A l’automne 1973, Gilbert Guéguen, Michel Guillaume et Jacques Petit se rencontrent à l’occasion d’une exposition sur les champignons. De cette rencontre nait une idée : celle d’organiser une exposition sur les richesses naturelles, l’histoire, la pollution de ce milieu naturel situé aux portes de l’agglomération.

L’exposition, qui se déroule à la chapelle du Collège Le Braz en mai 1974, est un événement (« le Mai Breton ») et rencontre un réel succès. Le grand public comme les responsables politiques et les administrations découvrent les richesses naturelles du fond de baie.

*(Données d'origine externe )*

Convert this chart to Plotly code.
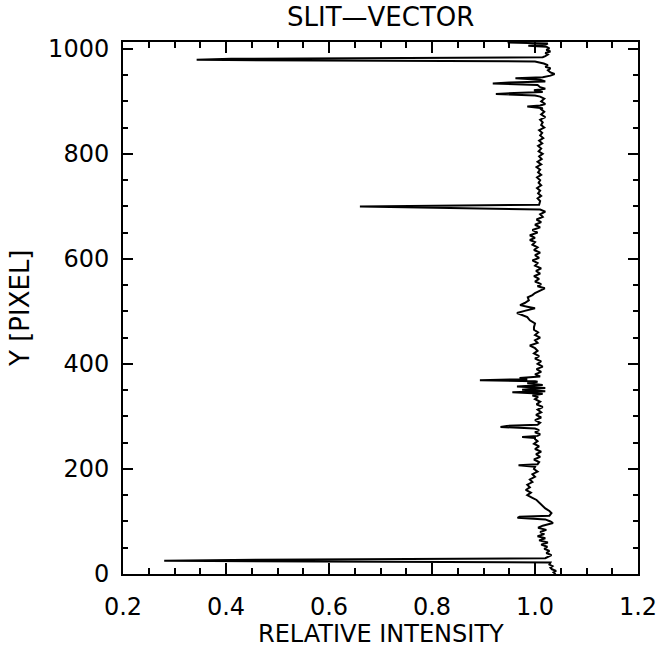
import plotly.graph_objects as go

# Y pixel positions along the slit (bottom -> top)
pixel_y = [
    0, 3, 6, 9, 12, 15, 18, 21, 22, 25, 27, 30,
    33, 36, 40, 44, 48, 52, 56, 60, 64, 68,
    72, 76, 80, 84, 88, 92, 97, 100, 104, 107,
    109, 111, 116, 120, 125, 130, 135, 141, 145, 150,
    155, 160, 165, 170, 175, 180, 185, 190, 195, 200,
    204, 207, 209, 213, 218, 223, 228, 233, 238, 243,
    248, 253, 257, 259, 261, 263, 266, 270, 274, 277,
    280, 282, 284, 288, 293, 298, 303, 308, 313, 318,
    323, 328, 333, 337, 340, 343, 346, 348, 351, 354,
    357, 360, 363, 366, 367, 369, 371, 373, 376, 380,
    385, 390, 395, 400, 405, 410, 415, 420, 425, 430,
    435, 440, 445, 450, 455, 460, 465, 470, 477, 483,
    489, 493, 497, 501, 506, 509, 512, 516, 521, 527,
    531, 535, 540, 544, 548, 552, 557, 562, 567, 572,
    577, 582, 587, 592, 597, 602, 607, 612, 617, 622,
    627, 632, 636, 640, 645, 650, 655, 660, 665, 670,
    675, 680, 685, 690, 694, 697, 700, 703, 710, 715,
    720, 725, 730, 735, 740, 745, 750, 755, 760, 765,
    770, 775, 780, 785, 790, 795, 800, 805, 810, 815,
    820, 825, 830, 835, 840, 845, 850, 855, 860, 865,
    870, 875, 880, 885, 887, 890, 892, 895, 900, 905,
    909, 911, 914, 916, 918, 921, 924, 927, 931, 934,
    936, 938, 941, 944, 946, 949, 952, 955, 959, 963,
    966, 969, 972, 976, 979, 981, 984, 986, 989, 992,
    995, 998, 1001, 1004, 1006, 1008, 1010, 1012, 1013,
]

# Relative intensity at each pixel
rel_intensity = [
    1.040, 1.036, 1.041, 1.033, 1.030, 1.034, 1.028, 1.031, 1.030, 0.280, 0.460, 1.020,
    1.025, 1.032, 1.022, 1.028, 1.018, 1.024, 1.012, 1.025, 1.008, 1.020,
    1.005, 1.018, 1.010, 1.022, 1.006, 1.015, 1.035, 1.030, 1.020, 0.966,
    0.970, 1.028, 1.032, 1.028, 1.020, 1.015, 1.008, 1.003, 0.995, 0.985,
    0.992, 0.982, 0.990, 0.985, 0.995, 0.990, 1.000, 0.995, 1.005, 0.998,
    1.000, 0.968, 1.005, 1.008, 0.998, 1.010, 1.002, 1.012, 1.000, 1.008,
    0.998, 1.005, 1.000, 1.000, 0.975, 1.005, 1.010, 1.000, 1.008, 1.000,
    0.933, 0.945, 1.005, 1.010, 1.000, 1.012, 1.002, 1.012, 1.005, 1.015,
    1.003, 1.010, 1.000, 1.006, 0.995, 1.015, 0.956, 1.020, 0.975, 1.020,
    0.965, 1.015, 0.985, 1.005, 1.000, 0.893, 0.985, 0.970, 1.010, 1.000,
    1.012, 1.003, 1.015, 1.005, 1.012, 1.000, 1.008, 0.998, 1.005, 1.000,
    0.990, 1.005, 1.000, 1.010, 1.000, 1.006, 0.998, 0.998, 1.000, 0.990,
    0.985, 0.975, 0.965, 0.980, 1.000, 0.985, 0.971, 0.980, 0.988, 0.986,
    0.995, 1.000, 1.010, 1.019, 1.005, 1.012, 1.000, 1.008, 0.998, 1.010,
    1.002, 1.012, 1.000, 1.005, 0.995, 1.008, 1.000, 1.010, 0.998, 1.005,
    0.995, 1.000, 0.990, 1.000, 0.990, 1.005, 0.995, 1.010, 1.000, 1.012,
    1.003, 1.015, 1.010, 1.020, 1.010, 0.820, 0.660, 1.008, 1.010, 1.005,
    1.012, 1.006, 1.010, 1.004, 1.012, 1.007, 1.010, 1.004, 1.012, 1.006,
    1.010, 1.003, 1.012, 1.005, 1.013, 1.008, 1.015, 1.007, 1.012, 1.006,
    1.014, 1.008, 1.016, 1.010, 1.014, 1.008, 1.018, 1.012, 1.015, 1.010,
    1.020, 1.012, 1.018, 1.012, 1.015, 0.985, 1.010, 1.020, 1.012, 1.018,
    1.010, 1.000, 0.924, 0.960, 1.015, 0.998, 1.020, 1.010, 1.005, 0.918,
    0.950, 1.020, 1.010, 0.962, 1.015, 1.030, 1.038, 1.030, 1.025, 1.030,
    1.020, 1.025, 1.017, 1.000, 0.343, 0.410, 1.015, 1.020, 1.025, 1.020,
    1.030, 1.022, 1.028, 1.022, 0.987, 1.020, 1.025, 0.947, 0.950,
]

x_ticks = [0.2, 0.4, 0.6, 0.8, 1.0, 1.2]
x_ticklabels = ["0.2", "0.4", "0.6", "0.8", "1.0", "1.2"]
y_ticks = [0, 200, 400, 600, 800, 1000]
y_ticklabels = ["0", "200", "400", "600", "800", "1000"]

FONT = "DejaVu Sans"

fig = go.Figure()
fig.add_trace(go.Scatter(
    x=rel_intensity, y=pixel_y, mode="lines",
    line=dict(color="black", width=2),
    showlegend=False, hoverinfo="skip",
))

axis_common = dict(
    showgrid=False, zeroline=False,
    showline=True, linecolor="black", linewidth=2,
    mirror="ticks", ticks="inside", tickcolor="black", tickwidth=2,
    tickfont=dict(family=FONT, size=24, color="black"),
)

fig.update_xaxes(
    range=[0.2, 1.2], tickvals=x_ticks, ticktext=x_ticklabels,
    ticklen=11, ticklabelstandoff=10,
    minor=dict(dtick=0.05, ticks="inside", ticklen=6, tickwidth=2, tickcolor="black"),
    **axis_common,
)
fig.update_yaxes(
    range=[0, 1013], tickvals=y_ticks, ticktext=y_ticklabels,
    ticklen=10, ticklabelstandoff=7,
    minor=dict(dtick=50, ticks="inside", ticklen=5, tickwidth=2, tickcolor="black"),
    **axis_common,
)

fig.update_layout(
    width=669, height=650,
    margin=dict(l=123, r=21, t=42, b=76),
    plot_bgcolor="white", paper_bgcolor="white",
    annotations=[
        dict(text="SLIT\u2014VECTOR", xref="paper", yref="paper", x=0.5, y=1.047,
             xanchor="center", yanchor="middle", showarrow=False,
             font=dict(family=FONT, size=26, color="black")),
        dict(text="RELATIVE INTENSITY", xref="paper", yref="paper", x=0.5, y=-0.112,
             xanchor="center", yanchor="middle", showarrow=False,
             font=dict(family=FONT, size=24, color="black")),
        dict(text="Y [PIXEL]", xref="paper", yref="paper", x=-0.2, y=0.5,
             xanchor="center", yanchor="middle", showarrow=False, textangle=-90,
             font=dict(family=FONT, size=26, color="black")),
    ],
)

fig.write_html("out.html")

Au-delà de ce succès public, il fallait se constituer en association afin de proposer des alternatives aux projets d’aménagement, comme le vaste projet de port qui devait s’étendre au-delà de la pointe du Roselier à Plérin. Ainsi, le 28 septembre 1974, l’assemblée constitutive du “Groupement pour l’Étude et la Protection de la Nature” (GEPN) est organisée dans le lieu même de l’exposition, association qui deviendra VivArmor Nature en 1999.

 

L’idée d’une Réserve naturelle

Dans les écrits, l’idée d’une Réserve naturelle en baie de Saint-Brieuc apparait pour la première fois en 1977, dans une brochure intitulée “Richesse de la baie de Saint-Brieuc”. L’outil « Réserve naturelle » venait tout juste d’être créé par la première loi de protection de la nature en France en juillet 1976. Les naturalistes se mobilisent alors pour recueillir les données nécessaires à l’établissement du dossier scientifique justifiant le classement du site.

C’est en octobre 1981 que la première demande officielle de classement est adressée au ministère chargé de l’environnement, pour un projet qui ne concernait que l’anse d’Yffiniac. Le dossier mobilise alors 5 associations : le GEPN, la SEPBN, Yode, Dhiane et les Amis de la Terre.

 

La longue marche vers la création

Durant 10 ans, peu de choses avancent malgré les mobilisations, les courriers et les pétitions. En 1991, la DIREN (Direction régionale de l’environnement) confie à Daniel Lasne, nouvellement arrivé, le projet de création de la Réserve naturelle.

La préfecture organise alors une première réunion d’information à la mairie d’Hillion en avril 1992. Afin de présenter les justifications scientifiques et l’intérêt du dossier, Roland Savidan présente des activités traditionnelles, Roger Mahéo l’intérêt ornithologique et Jacques Édouard Levasseur l’intérêt floristique du site.

 

Un avis unanimement favorable… ou presque

Une consultation préliminaire en 1992 donne un avis favorable des collectivités locales, tout en manifestant une certaine prudence, notamment vis-à-vis de la compatibilité de la Réserve naturelle avec les activités traditionnelles.

Pour les usagers de la baie, les opinions sont plus nuancées. C’est à cette époque que se créée une association d’opposants au projet : l’APPAT pour Association Pour la Préservation des Activités Traditionnelles.

Réunions d’information, publications, communiqués de presse se succèdent principalement durant l’année 1994 pour convaincre de la nécessité du projet.

Le Conseil National de Protection de la Nature (CNPN), haute instance d’expertise du ministère de l’environnement, est consulté en décembre 1994 et caractérise l’importance du site :

  • Un intérêt régional pour les formations végétales,
  • Un intérêt national / international pour les formations géologiques,
  • Un intérêt national / international pour le rôle de zone d’hivernage et de halte migratoire pour les oiseaux d’eau.

 

Les dernières procédures administratives

En 1995, l’enquête publique reçoit un avis favorable. Il en ressort que « Les contraintes qui résulteront de la création de la réserve sont relativement limitées comparées aux activités qui pourront subsister sur le domaine maritime. Elles seront compensées par une amélioration de la tranquillité des stationnements d’oiseaux. »

La procédure d’élaboration de la réglementation de la Réserve naturelle et de concertation a duré 17 ans et a abouti le 28 avril 1998 à la publication au Journal Officiel du décret de création de la Réserve naturelle nationale de la baie de Saint-Brieuc. La mobilisation des naturalistes pour le classement du site aura, elle, duré 25 ans et donné le jour à une autre belle histoire : celle de VivArmor Nature.